You’ve likely assumed the finance professional in the high-rise making seven figures is a human calculator. It’s a comfortable thought—justifying the income gap by assuming they possess technical skills you simply don’t have. But if we examine the mechanics of the industry, we find that the barrier to entry isn’t differential calculus; it’s something far more human.
What We Know for Sure
It’s High-Class Sales, Not Rocket Science When you strip away the jargon, many finance roles are commission-based sales positions. The objective isn’t to solve complex equations, but to forge relationships and convince clients to trust you with their capital. Unlike a car salesman who pushes for a one-off signature, a finance broker builds an ongoing partnership, meaning the bar for quality and trust is significantly higher. You aren’t selling a product; you are selling yourself.
The Math is Mostly Arithmetic Beyond basic arithmetic, high-level math skills are rarely the daily driver of success in these roles. The heavy quantitative lifting is handled by “quants” and systems engineers in the back office. The people bringing in the revenue are relying on personable skills, not the ability to solve partial differential equations.
Resilience Outweighs Intelligence

What we can verify is that the ability to tolerate failure is a primary predictor of longevity. You’re going to be wrong a lot in this industry, and the mental fortitude to cut losses and return the next day as if nothing happened is rare. This is why those with athletic backgrounds often thrive; they are conditioned to handle the inevitable ups and downs of competition better than someone who has only known academic success.
Proximity Determines Pay In any business, the closer you are to the transaction, the more you earn. It isn’t about the difficulty of the work; it’s about how much revenue you can directly touch. The financial industry moves billions of dollars daily, and the firms involved get to shave off small fractions of this every time it moves. If you are the one facilitating that movement, you capture a percentage of that immense value.
You Are Suffering from Survivorship Bias

For every high-earning “finance bro” you see living a loud lifestyle, there are thousands of low-to-mid paid employees whom you never notice. The industry operates like a tournament, where recruits work grueling 100-hour weeks not for the starting salary, but for the chance to double their income at the next rung. Most wash out or move to lower-paying corporate roles before they ever see the big money.

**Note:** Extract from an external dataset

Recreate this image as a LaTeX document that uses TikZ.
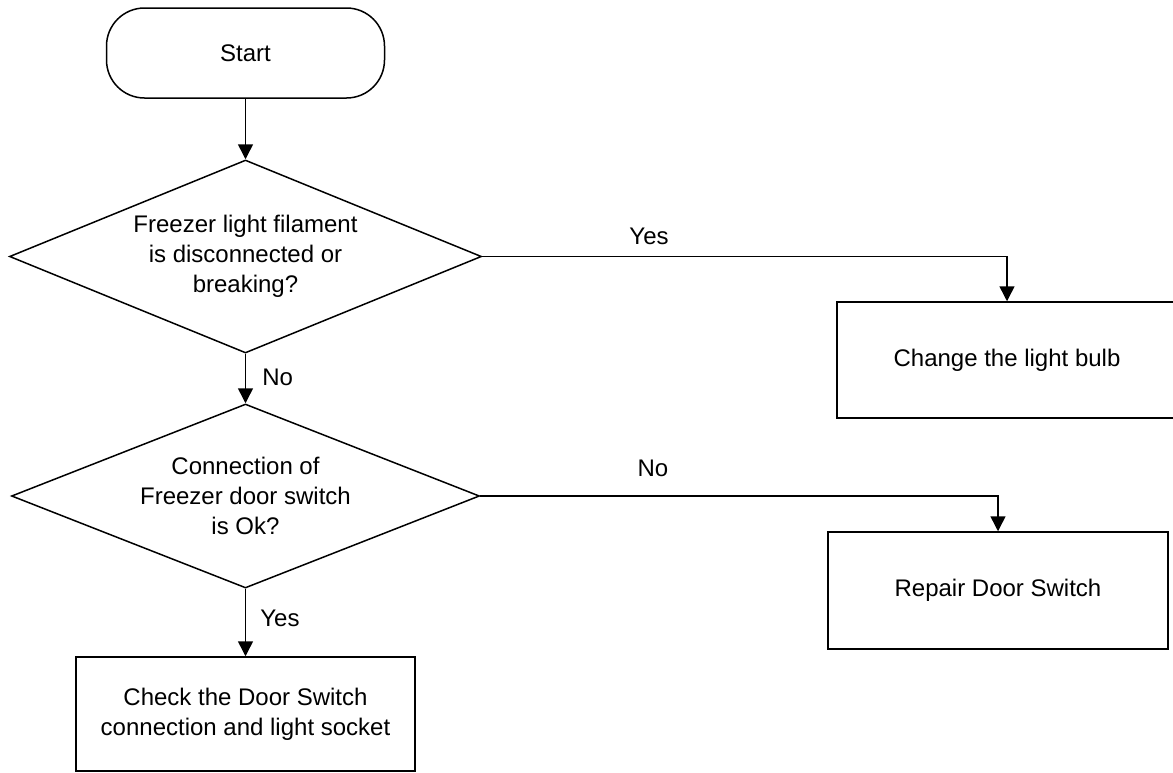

- The Best Salespeople Hide in Plain Sight We often resist labeling certain professions as “sales,” but the evidence suggests otherwise. Lawyers, plastic surgeons, and high-level finance advisors are all selling you on a service or an outcome, but they do it with a veneer of professional authority that makes the transaction feel objective. If you can convince a client that your advice is purely logical rather than transactional, you have mastered the most lucrative form of sales.
The Search Continues
We often conflate the difficulty of a task with its market value, but the evidence suggests they are rarely correlated. The finance sector pays well because it sits at the nexus of massive capital flows, extracting value through relationships rather than computation. If you’re looking to understand where the money goes, stop looking at the textbooks and start looking at the handshakes.